INTRODUCTION: Spatially restricted gene expression circumvents the gene expression and gene vector problem by enabling localized amplification. The objective of this study is to construct a spatially restricted gene expression for liver cancer therapy based upon the MFH-absorbing properties of PEI- Mn0.5zn0.5Fe2o4, gene therapy and radiation. METHODS: Mn0.5zn0.5Fe2O4 (MZF) magnetic nanoparticles were prepared by an improved chemical co-precipitation method, modified by polyethylene imine (PEI), and then the structure, modification characters, biocompatibility, temperature rise and control ability and binding efficiency of the plasmid were characterized.
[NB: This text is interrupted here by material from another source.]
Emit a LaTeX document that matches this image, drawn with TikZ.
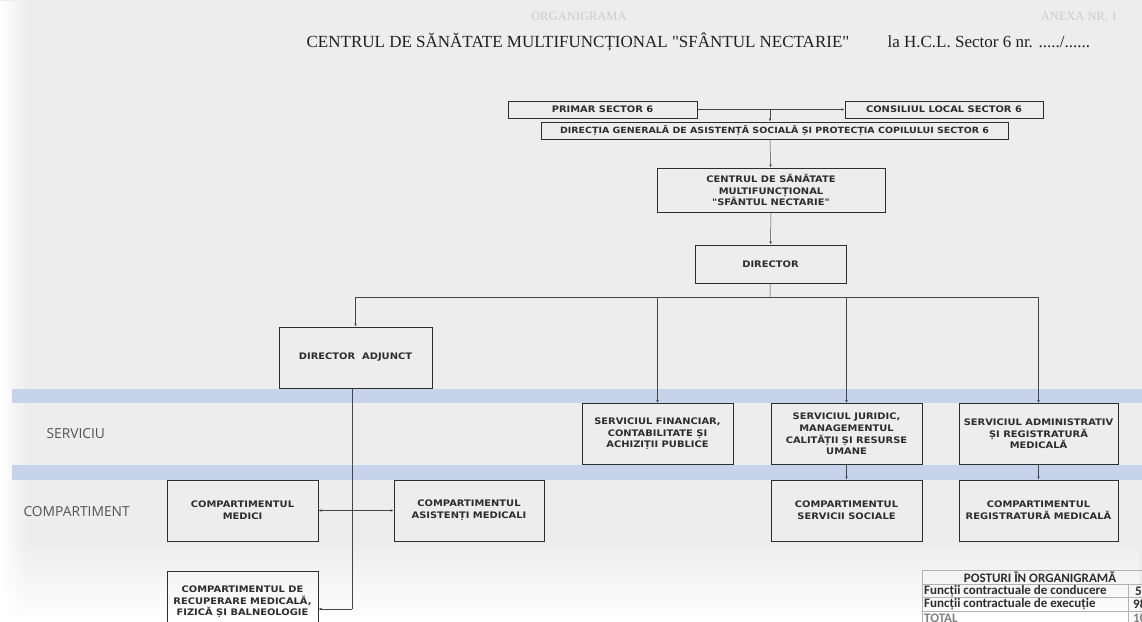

Then, the dual-promoter plasmid PCDNA3.1-EGR1-HSP70-HSVTK was constructed. The recombinant vectors were identified by enzyme digestion analysis and DNA sequencing. The TK gene expression level was detected by realtime-PCR assay in HEK293 cells. Also, the HSV-TK gene expression was detected in SMMC7721 cells with the help of PEI-Mn0.5Zn0.5Fe2O4. In vitro anti-tumor experiment, MTT assay and flow cytometry were used to evaluate the therapeutic effects of the cultured SMMC7721 cells treated by different ways. In vivo anti-tumor experiment, the xenografted mice were treated by different ways for three times to detect the antitumor effect. RESULTS: The Mn0.5Zn0.5Fe2O4 magnetic nanoparticles could be successfully prepared through improved co-precipitation process and showed good biocompatibility. And PEI had been coated on MZF complex. The modified PEI-MZF presented favorable dispensability, responsibility to magnetism, good loading capability and transfect capability. Also, pCDNA3.1-Egr1-Hsp70-HSVTK plasmid had been constructed successfully and could be induced by heat and irradiation. It would be used for further target gene therapy research. The antitumor results in vitro showed: The therapeutic effects of nanosized PEI-MZF-HSV-TK complex could significantly inhibit the proliferation of cultured liver cancer cells (SMC7721), induce cell apoptosis and had a prominent cell cycle disturbance in the S phase in vitro. The results in vivo showed: The combined therapy induced by PEI-MZF-HSV-TK could inhabit the growth of hepatocellular carcinoma xenografts by killing and inhabiting the proliferation of the tumor cells. CONCLUSION: The novel site-directed heat/radiation-inducible expression system based upon the hyperthermia (by MFH) and radiation possessed superior antitumor effect in vivo and in vitro.